#### WHAT IS ASKED
Copy out the listing that follows exactly, dropping every picture.

** Start of MATERIAL PROVIDED **

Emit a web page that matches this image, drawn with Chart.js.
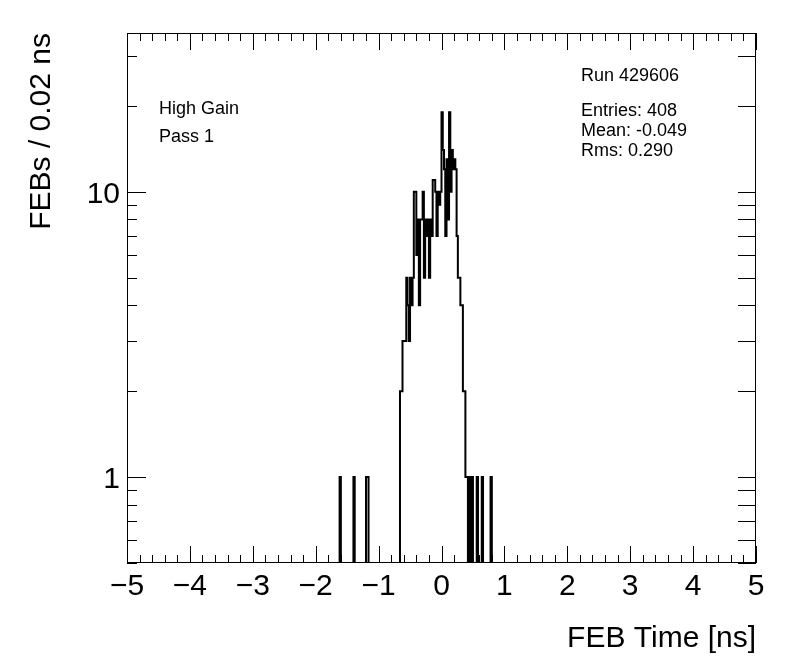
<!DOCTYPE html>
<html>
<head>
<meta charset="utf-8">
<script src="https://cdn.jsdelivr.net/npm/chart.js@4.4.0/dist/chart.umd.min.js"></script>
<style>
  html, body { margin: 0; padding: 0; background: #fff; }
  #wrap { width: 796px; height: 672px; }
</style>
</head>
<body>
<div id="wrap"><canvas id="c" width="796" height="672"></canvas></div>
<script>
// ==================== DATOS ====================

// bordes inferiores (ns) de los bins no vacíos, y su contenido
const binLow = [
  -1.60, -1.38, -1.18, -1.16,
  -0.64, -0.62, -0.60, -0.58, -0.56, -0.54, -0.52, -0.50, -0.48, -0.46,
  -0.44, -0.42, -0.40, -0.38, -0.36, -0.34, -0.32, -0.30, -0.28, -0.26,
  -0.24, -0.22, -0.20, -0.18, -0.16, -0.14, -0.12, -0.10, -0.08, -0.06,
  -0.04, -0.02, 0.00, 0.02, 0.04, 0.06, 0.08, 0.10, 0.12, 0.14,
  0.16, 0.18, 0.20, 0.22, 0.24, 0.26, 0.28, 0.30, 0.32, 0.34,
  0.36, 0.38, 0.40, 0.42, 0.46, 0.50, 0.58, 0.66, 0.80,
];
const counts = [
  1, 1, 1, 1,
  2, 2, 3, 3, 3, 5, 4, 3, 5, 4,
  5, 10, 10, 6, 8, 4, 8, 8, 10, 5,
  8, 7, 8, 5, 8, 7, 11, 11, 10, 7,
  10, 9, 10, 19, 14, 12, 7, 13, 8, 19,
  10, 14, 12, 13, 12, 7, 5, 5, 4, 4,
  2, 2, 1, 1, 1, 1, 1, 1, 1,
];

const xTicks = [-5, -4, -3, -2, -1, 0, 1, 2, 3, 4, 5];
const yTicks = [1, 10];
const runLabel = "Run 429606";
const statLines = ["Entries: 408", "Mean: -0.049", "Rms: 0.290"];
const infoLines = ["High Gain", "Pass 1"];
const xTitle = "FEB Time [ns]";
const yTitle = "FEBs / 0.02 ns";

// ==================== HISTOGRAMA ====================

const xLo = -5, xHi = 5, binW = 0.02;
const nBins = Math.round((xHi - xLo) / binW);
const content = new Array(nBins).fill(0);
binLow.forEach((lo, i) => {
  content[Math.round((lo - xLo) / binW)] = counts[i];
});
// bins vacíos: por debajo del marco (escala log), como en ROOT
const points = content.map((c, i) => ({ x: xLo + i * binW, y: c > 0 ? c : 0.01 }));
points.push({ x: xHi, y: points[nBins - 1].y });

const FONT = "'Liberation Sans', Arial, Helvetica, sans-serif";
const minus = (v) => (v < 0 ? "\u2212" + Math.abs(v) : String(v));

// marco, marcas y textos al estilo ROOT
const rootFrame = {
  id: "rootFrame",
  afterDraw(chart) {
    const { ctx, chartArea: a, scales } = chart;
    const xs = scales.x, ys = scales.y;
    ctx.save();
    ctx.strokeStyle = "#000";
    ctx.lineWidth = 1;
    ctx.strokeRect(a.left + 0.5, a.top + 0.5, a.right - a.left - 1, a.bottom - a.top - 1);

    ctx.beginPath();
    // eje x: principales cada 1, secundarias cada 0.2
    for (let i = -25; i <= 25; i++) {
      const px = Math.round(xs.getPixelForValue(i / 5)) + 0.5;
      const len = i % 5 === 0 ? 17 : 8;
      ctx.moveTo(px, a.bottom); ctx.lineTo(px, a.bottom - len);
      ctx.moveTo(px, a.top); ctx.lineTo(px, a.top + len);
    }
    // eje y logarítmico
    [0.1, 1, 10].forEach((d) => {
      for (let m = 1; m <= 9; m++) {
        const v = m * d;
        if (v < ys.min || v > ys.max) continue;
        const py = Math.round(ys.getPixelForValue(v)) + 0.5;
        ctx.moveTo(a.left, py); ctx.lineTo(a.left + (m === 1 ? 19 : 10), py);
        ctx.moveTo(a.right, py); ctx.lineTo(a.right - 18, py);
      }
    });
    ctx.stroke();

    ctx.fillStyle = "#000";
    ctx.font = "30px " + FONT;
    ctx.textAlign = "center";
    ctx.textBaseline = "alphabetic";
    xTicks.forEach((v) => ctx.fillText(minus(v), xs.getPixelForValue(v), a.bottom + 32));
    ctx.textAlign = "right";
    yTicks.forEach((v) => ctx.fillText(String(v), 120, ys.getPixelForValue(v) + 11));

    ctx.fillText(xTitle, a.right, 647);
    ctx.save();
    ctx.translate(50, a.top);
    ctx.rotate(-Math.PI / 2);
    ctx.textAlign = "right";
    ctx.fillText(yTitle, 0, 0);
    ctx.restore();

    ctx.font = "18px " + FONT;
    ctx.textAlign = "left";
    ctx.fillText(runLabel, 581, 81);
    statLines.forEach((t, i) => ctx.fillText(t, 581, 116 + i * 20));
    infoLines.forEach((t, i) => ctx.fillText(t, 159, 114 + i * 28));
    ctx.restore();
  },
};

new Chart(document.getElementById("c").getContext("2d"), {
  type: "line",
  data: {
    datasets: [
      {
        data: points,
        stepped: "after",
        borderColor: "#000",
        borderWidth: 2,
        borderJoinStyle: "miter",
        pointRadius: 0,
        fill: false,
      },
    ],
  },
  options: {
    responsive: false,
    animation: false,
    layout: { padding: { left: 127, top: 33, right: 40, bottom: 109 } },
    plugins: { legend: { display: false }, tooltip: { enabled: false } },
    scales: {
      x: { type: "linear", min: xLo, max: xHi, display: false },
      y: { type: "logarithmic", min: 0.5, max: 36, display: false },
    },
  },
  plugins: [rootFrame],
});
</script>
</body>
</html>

** End of MATERIAL PROVIDED **

#### RESULT FOR THIS TASK
Emit a web page that matches this image, drawn with Chart.js.
<!DOCTYPE html>
<html>
<head>
<meta charset="utf-8">
<script src="https://cdn.jsdelivr.net/npm/chart.js@4.4.0/dist/chart.umd.min.js"></script>
<style>
  html, body { margin: 0; padding: 0; background: #fff; }
  #wrap { width: 796px; height: 672px; }
</style>
</head>
<body>
<div id="wrap"><canvas id="c" width="796" height="672"></canvas></div>
<script>
// ==================== DATOS ====================

// bordes inferiores (ns) de los bins no vacíos, y su contenido
const binLow = [
  -1.60, -1.38, -1.18, -1.16,
  -0.64, -0.62, -0.60, -0.58, -0.56, -0.54, -0.52, -0.50, -0.48, -0.46,
  -0.44, -0.42, -0.40, -0.38, -0.36, -0.34, -0.32, -0.30, -0.28, -0.26,
  -0.24, -0.22, -0.20, -0.18, -0.16, -0.14, -0.12, -0.10, -0.08, -0.06,
  -0.04, -0.02, 0.00, 0.02, 0.04, 0.06, 0.08, 0.10, 0.12, 0.14,
  0.16, 0.18, 0.20, 0.22, 0.24, 0.26, 0.28, 0.30, 0.32, 0.34,
  0.36, 0.38, 0.40, 0.42, 0.46, 0.50, 0.58, 0.66, 0.80,
];
const counts = [
  1, 1, 1, 1,
  2, 2, 3, 3, 3, 5, 4, 3, 5, 4,
  5, 10, 10, 6, 8, 4, 8, 8, 10, 5,
  8, 7, 8, 5, 8, 7, 11, 11, 10, 7,
  10, 9, 10, 19, 14, 12, 7, 13, 8, 19,
  10, 14, 12, 13, 12, 7, 5, 5, 4, 4,
  2, 2, 1, 1, 1, 1, 1, 1, 1,
];

const xTicks = [-5, -4, -3, -2, -1, 0, 1, 2, 3, 4, 5];
const yTicks = [1, 10];
const runLabel = "Run 429606";
const statLines = ["Entries: 408", "Mean: -0.049", "Rms: 0.290"];
const infoLines = ["High Gain", "Pass 1"];
const xTitle = "FEB Time [ns]";
const yTitle = "FEBs / 0.02 ns";

// ==================== HISTOGRAMA ====================

const xLo = -5, xHi = 5, binW = 0.02;
const nBins = Math.round((xHi - xLo) / binW);
const content = new Array(nBins).fill(0);
binLow.forEach((lo, i) => {
  content[Math.round((lo - xLo) / binW)] = counts[i];
});
// bins vacíos: por debajo del marco (escala log), como en ROOT
const points = content.map((c, i) => ({ x: xLo + i * binW, y: c > 0 ? c : 0.01 }));
points.push({ x: xHi, y: points[nBins - 1].y });

const FONT = "'Liberation Sans', Arial, Helvetica, sans-serif";
const minus = (v) => (v < 0 ? "\u2212" + Math.abs(v) : String(v));

// marco, marcas y textos al estilo ROOT
const rootFrame = {
  id: "rootFrame",
  afterDraw(chart) {
    const { ctx, chartArea: a, scales } = chart;
    const xs = scales.x, ys = scales.y;
    ctx.save();
    ctx.strokeStyle = "#000";
    ctx.lineWidth = 1;
    ctx.strokeRect(a.left + 0.5, a.top + 0.5, a.right - a.left - 1, a.bottom - a.top - 1);

    ctx.beginPath();
    // eje x: principales cada 1, secundarias cada 0.2
    for (let i = -25; i <= 25; i++) {
      const px = Math.round(xs.getPixelForValue(i / 5)) + 0.5;
      const len = i % 5 === 0 ? 17 : 8;
      ctx.moveTo(px, a.bottom); ctx.lineTo(px, a.bottom - len);
      ctx.moveTo(px, a.top); ctx.lineTo(px, a.top + len);
    }
    // eje y logarítmico
    [0.1, 1, 10].forEach((d) => {
      for (let m = 1; m <= 9; m++) {
        const v = m * d;
        if (v < ys.min || v > ys.max) continue;
        const py = Math.round(ys.getPixelForValue(v)) + 0.5;
        ctx.moveTo(a.left, py); ctx.lineTo(a.left + (m === 1 ? 19 : 10), py);
        ctx.moveTo(a.right, py); ctx.lineTo(a.right - 18, py);
      }
    });
    ctx.stroke();

    ctx.fillStyle = "#000";
    ctx.font = "30px " + FONT;
    ctx.textAlign = "center";
    ctx.textBaseline = "alphabetic";
    xTicks.forEach((v) => ctx.fillText(minus(v), xs.getPixelForValue(v), a.bottom + 32));
    ctx.textAlign = "right";
    yTicks.forEach((v) => ctx.fillText(String(v), 120, ys.getPixelForValue(v) + 11));

    ctx.fillText(xTitle, a.right, 647);
    ctx.save();
    ctx.translate(50, a.top);
    ctx.rotate(-Math.PI / 2);
    ctx.textAlign = "right";
    ctx.fillText(yTitle, 0, 0);
    ctx.restore();

    ctx.font = "18px " + FONT;
    ctx.textAlign = "left";
    ctx.fillText(runLabel, 581, 81);
    statLines.forEach((t, i) => ctx.fillText(t, 581, 116 + i * 20));
    infoLines.forEach((t, i) => ctx.fillText(t, 159, 114 + i * 28));
    ctx.restore();
  },
};

new Chart(document.getElementById("c").getContext("2d"), {
  type: "line",
  data: {
    datasets: [
      {
        data: points,
        stepped: "after",
        borderColor: "#000",
        borderWidth: 2,
        borderJoinStyle: "miter",
        pointRadius: 0,
        fill: false,
      },
    ],
  },
  options: {
    responsive: false,
    animation: false,
    layout: { padding: { left: 127, top: 33, right: 40, bottom: 109 } },
    plugins: { legend: { display: false }, tooltip: { enabled: false } },
    scales: {
      x: { type: "linear", min: xLo, max: xHi, display: false },
      y: { type: "logarithmic", min: 0.5, max: 36, display: false },
    },
  },
  plugins: [rootFrame],
});
</script>
</body>
</html>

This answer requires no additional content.